Transcribe the material in full. Nothing should differ except that the pictures are left out.

- _SOURCE DATA_:
────
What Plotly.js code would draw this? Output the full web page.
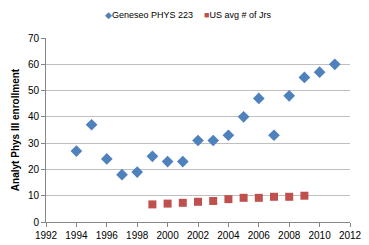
<!DOCTYPE html>
<html><head><meta charset="utf-8">
<script src="https://cdn.plot.ly/plotly-3.0.1.min.js"></script>
<style>html,body{margin:0;padding:0;background:#fff}#c{width:369px;height:245px}</style>
</head><body><div id="c"></div>
<script>
const geneseoYears = [1994,1995,1996,1997,1998,1999,2000,2001,2002,2003,2004,2005,2006,2007,2008,2009,2010,2011];
const geneseoValues = [27,37,24,18,19,25,23,23,31,31,33,40,47,33,48,55,57,60];
const usYears = [1999,2000,2001,2002,2003,2004,2005,2006,2007,2008,2009];
const usValues = [6.7,7,7.3,7.7,8,8.7,9.2,9.2,9.6,9.6,10];
const xTicks = [1992,1994,1996,1998,2000,2002,2004,2006,2008,2010,2012];
const yTicks = [0,10,20,30,40,50,60,70];
const seriesNames = ['Geneseo PHYS 223','US avg # of Jrs'];
const seriesColors = ['#4F81BD','#C0504D'];

const fam = '"Liberation Sans", Arial, sans-serif';
const data = [
  {x:geneseoYears, y:geneseoValues, type:'scatter', mode:'markers', name:seriesNames[0],
   marker:{symbol:'diamond', size:9, color:seriesColors[0]}},
  {x:usYears, y:usValues, type:'scatter', mode:'markers', name:seriesNames[1],
   marker:{symbol:'square', size:8, color:seriesColors[1]}}
];
const layout = {
  width:369, height:245,
  margin:{l:46, r:19, t:38, b:23},
  paper_bgcolor:'#fff', plot_bgcolor:'#fff',
  font:{family:fam, size:10, color:'#000'},
  showlegend:false,
  annotations:[
    {xref:'paper', yref:'paper', x:0.188, xanchor:'left', y:1.127, yanchor:'middle', showarrow:false,
     text:'<span style="color:'+seriesColors[0]+'">◆</span>'+seriesNames[0], font:{family:fam, size:9}},
    {xref:'paper', yref:'paper', x:0.513, xanchor:'left', y:1.127, yanchor:'middle', showarrow:false,
     text:'<span style="color:'+seriesColors[1]+'">■</span>'+seriesNames[1], font:{family:fam, size:9}}
  ],
  xaxis:{range:[1992,2012], tickvals:xTicks, ticktext:xTicks.map(String), showgrid:false, zeroline:false,
    showline:true, linecolor:'#868686', linewidth:1, ticks:'outside', ticklen:4, tickcolor:'#868686',
    tickfont:{family:fam, size:10}},
  yaxis:{range:[0,70], tickvals:yTicks, ticktext:yTicks.map(String), showgrid:true, gridcolor:'#BFBFBF', gridwidth:1,
    zeroline:false, showline:true, linecolor:'#868686', linewidth:1, ticks:'outside', ticklen:4, tickcolor:'#868686',
    tickfont:{family:fam, size:10},
    title:{text:'<b>Analyt Phys III enrollment</b>', font:{family:fam, size:10}, standoff:6}}
};
Plotly.newPlot('c', data, layout, {displayModeBar:false, staticPlot:true});
</script></body></html>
────
- _WRITTEN SOLUTION_:
What Plotly.js code would draw this? Output the full web page.
<!DOCTYPE html>
<html><head><meta charset="utf-8">
<script src="https://cdn.plot.ly/plotly-3.0.1.min.js"></script>
<style>html,body{margin:0;padding:0;background:#fff}#c{width:369px;height:245px}</style>
</head><body><div id="c"></div>
<script>
const geneseoYears = [1994,1995,1996,1997,1998,1999,2000,2001,2002,2003,2004,2005,2006,2007,2008,2009,2010,2011];
const geneseoValues = [27,37,24,18,19,25,23,23,31,31,33,40,47,33,48,55,57,60];
const usYears = [1999,2000,2001,2002,2003,2004,2005,2006,2007,2008,2009];
const usValues = [6.7,7,7.3,7.7,8,8.7,9.2,9.2,9.6,9.6,10];
const xTicks = [1992,1994,1996,1998,2000,2002,2004,2006,2008,2010,2012];
const yTicks = [0,10,20,30,40,50,60,70];
const seriesNames = ['Geneseo PHYS 223','US avg # of Jrs'];
const seriesColors = ['#4F81BD','#C0504D'];

const fam = '"Liberation Sans", Arial, sans-serif';
const data = [
  {x:geneseoYears, y:geneseoValues, type:'scatter', mode:'markers', name:seriesNames[0],
   marker:{symbol:'diamond', size:9, color:seriesColors[0]}},
  {x:usYears, y:usValues, type:'scatter', mode:'markers', name:seriesNames[1],
   marker:{symbol:'square', size:8, color:seriesColors[1]}}
];
const layout = {
  width:369, height:245,
  margin:{l:46, r:19, t:38, b:23},
  paper_bgcolor:'#fff', plot_bgcolor:'#fff',
  font:{family:fam, size:10, color:'#000'},
  showlegend:false,
  annotations:[
    {xref:'paper', yref:'paper', x:0.188, xanchor:'left', y:1.127, yanchor:'middle', showarrow:false,
     text:'<span style="color:'+seriesColors[0]+'">◆</span>'+seriesNames[0], font:{family:fam, size:9}},
    {xref:'paper', yref:'paper', x:0.513, xanchor:'left', y:1.127, yanchor:'middle', showarrow:false,
     text:'<span style="color:'+seriesColors[1]+'">■</span>'+seriesNames[1], font:{family:fam, size:9}}
  ],
  xaxis:{range:[1992,2012], tickvals:xTicks, ticktext:xTicks.map(String), showgrid:false, zeroline:false,
    showline:true, linecolor:'#868686', linewidth:1, ticks:'outside', ticklen:4, tickcolor:'#868686',
    tickfont:{family:fam, size:10}},
  yaxis:{range:[0,70], tickvals:yTicks, ticktext:yTicks.map(String), showgrid:true, gridcolor:'#BFBFBF', gridwidth:1,
    zeroline:false, showline:true, linecolor:'#868686', linewidth:1, ticks:'outside', ticklen:4, tickcolor:'#868686',
    tickfont:{family:fam, size:10},
    title:{text:'<b>Analyt Phys III enrollment</b>', font:{family:fam, size:10}, standoff:6}}
};
Plotly.newPlot('c', data, layout, {displayModeBar:false, staticPlot:true});
</script></body></html>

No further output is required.